*Task details:* Print exactly what lies from the line with "Generate a Python" down to the line with "import plotly.graph_objects as go", counting both of those lines, but not the pictures.

*Data for this task:*
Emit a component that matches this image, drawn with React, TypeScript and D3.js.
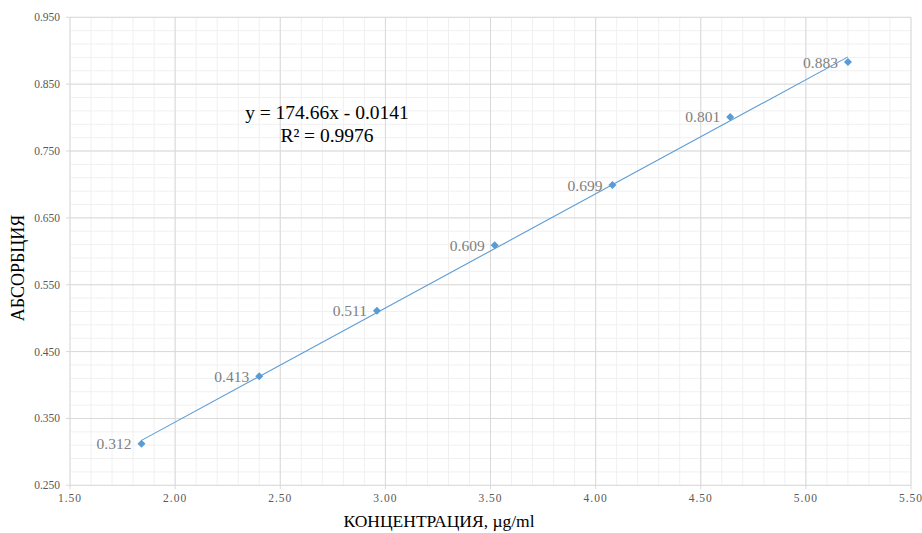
import React from "react";
import * as d3 from "d3";

const concentrations = [1.84, 2.4, 2.96, 3.52, 4.08, 4.64, 5.2];
const absorbance = [0.312, 0.413, 0.511, 0.609, 0.699, 0.801, 0.883];
const xTicks = [1.5, 2.0, 2.5, 3.0, 3.5, 4.0, 4.5, 5.0, 5.5];
const yTicks = [0.25, 0.35, 0.45, 0.55, 0.65, 0.75, 0.85, 0.95];
const equationLines = ["y = 174.66x - 0.0141", "R² = 0.9976"];
const xTitle = "КОНЦЕНТРАЦИЯ, µg/ml";
const yTitle = "АБСОРБЦИЯ";

const W = 922;
const H = 533;
const M = { left: 70, right: 911, top: 17.3, bottom: 485.3 };
const BLUE = "#5b9bd5";
const SERIF = "\"Liberation Serif\", \"Times New Roman\", Tinos, \"DejaVu Serif\", serif";

export default function App() {
  const x = d3.scaleLinear().domain([1.5, 5.5]).range([M.left, M.right]);
  const y = d3.scaleLinear().domain([0.25, 0.95]).range([M.bottom, M.top]);

  const xMinor = d3.range(15, 56, 1).map((v) => v / 10);
  const yMinor = d3.range(125, 476, 10).map((v) => v / 500);

  // linear regression from data
  const mx = d3.mean(concentrations)!;
  const my = d3.mean(absorbance)!;
  let sxy = 0, sxx = 0;
  concentrations.forEach((c, i) => {
    sxy += (c - mx) * (absorbance[i] - my);
    sxx += (c - mx) * (c - mx);
  });
  const slope = sxy / sxx;
  const icpt = my - slope * mx;
  const x0 = concentrations[0];
  const x1 = concentrations[concentrations.length - 1];
  const trend = d3.line<number>().x((d) => x(d)).y((d) => y(slope * d + icpt));

  const diamond = d3.symbol().type(d3.symbolSquare).size(32)();

  const serif = { fontFamily: SERIF };

  return (
    <svg width={W} height={H} style={{ position: "absolute", left: 0, top: 0, background: "#fff" }}>
      <rect x={0} y={0} width={W} height={H} fill="#fff" />
      {/* minor grid */}
      {xMinor.map((v, i) => (
        <line key={"xm" + i} x1={x(v)} x2={x(v)} y1={M.top} y2={M.bottom} stroke="#f0f0f0" strokeWidth={1} />
      ))}
      {yMinor.map((v, i) => (
        <line key={"ym" + i} x1={M.left} x2={M.right} y1={y(v)} y2={y(v)} stroke="#f0f0f0" strokeWidth={1} />
      ))}
      {/* major grid */}
      {xTicks.map((v, i) => (
        <line key={"xM" + i} x1={x(v)} x2={x(v)} y1={M.top} y2={M.bottom + 4} stroke="#d9d9d9" strokeWidth={1} />
      ))}
      {yTicks.map((v, i) => (
        <line key={"yM" + i} x1={M.left - 4} x2={M.right} y1={y(v)} y2={y(v)} stroke="#d9d9d9" strokeWidth={1} />
      ))}
      {/* tick labels */}
      {xTicks.map((v, i) => (
        <text key={"xl" + i} x={x(v)} y={M.bottom + 17} textAnchor="middle" style={serif} fontSize={11.5} fill="#595959" letterSpacing={1}>
          {v.toFixed(2)}
        </text>
      ))}
      {yTicks.map((v, i) => (
        <text key={"yl" + i} x={M.left - 10} y={y(v)} dy="0.35em" textAnchor="end" style={serif} fontSize={11.5} fill="#595959">
          {v.toFixed(3)}
        </text>
      ))}
      {/* trendline */}
      <path d={trend([x0, x1]) || ""} fill="none" stroke={BLUE} strokeWidth={1.1} />
      {/* points */}
      {concentrations.map((c, i) => (
        <path key={"p" + i} d={diamond || ""} transform={`translate(${x(c)},${y(absorbance[i])}) rotate(45)`} fill={BLUE} />
      ))}
      {/* data labels */}
      {concentrations.map((c, i) => (
        <text key={"dl" + i} x={x(c) - 10} y={y(absorbance[i])} dy="0.35em" textAnchor="end" style={serif} fontSize={15.5} fill="#7f7f7f">
          {absorbance[i].toFixed(3)}
        </text>
      ))}
      {/* equation */}
      {equationLines.map((t, i) => (
        <text key={"eq" + i} x={327} y={112 + i * 23} dy="0.35em" textAnchor="middle" style={serif} fontSize={19.5} fill="#000">
          {t}
        </text>
      ))}
      {/* axis titles */}
      <text x={439} y={521} dy="0.35em" textAnchor="middle" style={serif} fontSize={17.5} fill="#000">
        {xTitle}
      </text>
      <text transform={`translate(18,268) rotate(-90)`} dy="0.35em" textAnchor="middle" style={serif} fontSize={18} fill="#000">
        {yTitle}
      </text>
    </svg>
  );
}
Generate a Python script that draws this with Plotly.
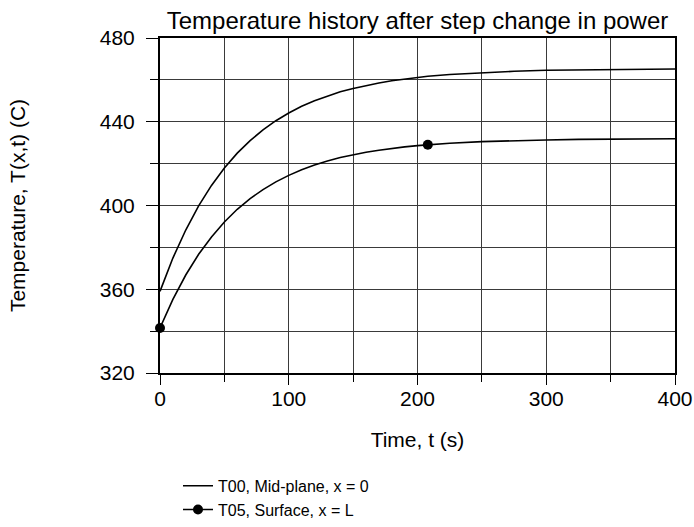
import plotly.graph_objects as go

# ---- data ----
time_s = [0, 10, 20, 30, 40, 50, 60, 70, 80, 90, 100, 110, 120, 130, 140, 150,
          160, 170, 180, 190, 200, 208, 225, 250, 275, 300, 325, 350, 375, 400]
t00_mid = [359.0, 374.9, 388.3, 399.8, 409.6, 417.9, 425.0, 431.0, 436.1, 440.5,
           444.2, 447.4, 450.0, 452.3, 454.3, 455.9, 457.3, 458.5, 459.6, 460.4,
           461.2, 461.7, 462.6, 463.5, 464.1, 464.6, 464.8, 465.0, 465.1, 465.2]
t05_surf = [341.5, 355.2, 366.8, 376.7, 385.0, 392.1, 398.2, 403.3, 407.6, 411.3,
            414.4, 417.1, 419.3, 421.3, 422.9, 424.3, 425.4, 426.4, 427.3, 428.0,
            428.6, 429.0, 429.7, 430.5, 431.0, 431.3, 431.6, 431.7, 431.8, 431.9]
marker_times = [0, 208]

x_ticks = [0, 100, 200, 300, 400]
y_ticks = [320, 360, 400, 440, 480]

title_text = "Temperature history after step change in power"
x_title = "Time, t (s)"
y_title = "Temperature, T(x,t) (C)"
name_t00 = "T00, Mid-plane, x = 0"
name_t05 = "T05, Surface, x = L"

FONT = "Liberation Sans, Arial, sans-serif"

mk_x = [t for t in time_s if t in marker_times]
mk_y = [v for t, v in zip(time_s, t05_surf) if t in marker_times]

fig = go.Figure()
fig.add_trace(go.Scatter(x=time_s, y=t00_mid, mode="lines", name=name_t00,
                         line=dict(color="black", width=1.6),
                         showlegend=True))
fig.add_trace(go.Scatter(x=time_s, y=t05_surf, mode="lines", name=name_t05,
                         line=dict(color="black", width=1.6),
                         showlegend=False))
fig.add_trace(go.Scatter(x=mk_x, y=mk_y, mode="markers", name=name_t05,
                         marker=dict(color="black", size=10),
                         showlegend=False, cliponaxis=False))
fig.add_trace(go.Scatter(x=[None], y=[None], mode="lines+markers", name=name_t05,
                         line=dict(color="black", width=1.6),
                         marker=dict(color="black", size=10)))

grid_col = "#3a3a3a"
fig.update_xaxes(range=[0, 400], tickvals=x_ticks, ticktext=[str(v) for v in x_ticks],
                 showgrid=True, gridcolor=grid_col, gridwidth=1,
                 ticks="outside", ticklen=10, tickcolor="black", tickwidth=1,
                 minor=dict(dtick=50, tick0=0, showgrid=True, gridcolor=grid_col,
                            gridwidth=1, ticks="outside", ticklen=7, tickcolor="black"),
                 showline=True, linecolor="black", linewidth=2, mirror=True,
                 zeroline=False, automargin=False, ticklabelstandoff=-4,
                 tickfont=dict(family=FONT, size=21, color="black"),
                 title=dict(text=x_title, font=dict(family=FONT, size=21, color="black"),
                            standoff=23))
fig.update_yaxes(range=[320, 480], tickvals=y_ticks, ticktext=[str(v) for v in y_ticks],
                 showgrid=True, gridcolor=grid_col, gridwidth=1,
                 ticks="outside", ticklen=12, tickcolor="black", tickwidth=1,
                 minor=dict(dtick=20, tick0=320, showgrid=True, gridcolor=grid_col,
                            gridwidth=1, ticks="outside", ticklen=8, tickcolor="black"),
                 showline=True, linecolor="black", linewidth=2, mirror=True,
                 zeroline=False, automargin=False, ticklabelstandoff=7,
                 tickfont=dict(family=FONT, size=21, color="black"),
                 title=dict(text=y_title, font=dict(family=FONT, size=21, color="black"),
                            standoff=68))

W, H = 694, 527
fig.update_layout(
    width=W, height=H,
    margin=dict(l=160, r=19, t=38, b=154, autoexpand=False),
    paper_bgcolor="white", plot_bgcolor="white",
    title=dict(text=title_text, x=0.5, xref="paper",
               y=1 - 21 / H, yref="container", yanchor="middle",
               font=dict(family=FONT, size=24, color="black")),
    legend=dict(x=(178 - 160) / 515, xref="paper", y=-0.286, yanchor="top",
                xanchor="left", font=dict(family=FONT, size=16, color="black"),
                tracegroupgap=0, itemwidth=30, bgcolor="rgba(0,0,0,0)"),
    showlegend=True,
    hovermode=False,
)

# remove the default page margin so the figure sits at the window's top-left corner
fig.write_html("out.html", config={"displayModeBar": False},
               post_script="document.body.style.margin='0px';")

*Correct result:*
Generate a Python script that draws this with Plotly.
import plotly.graph_objects as go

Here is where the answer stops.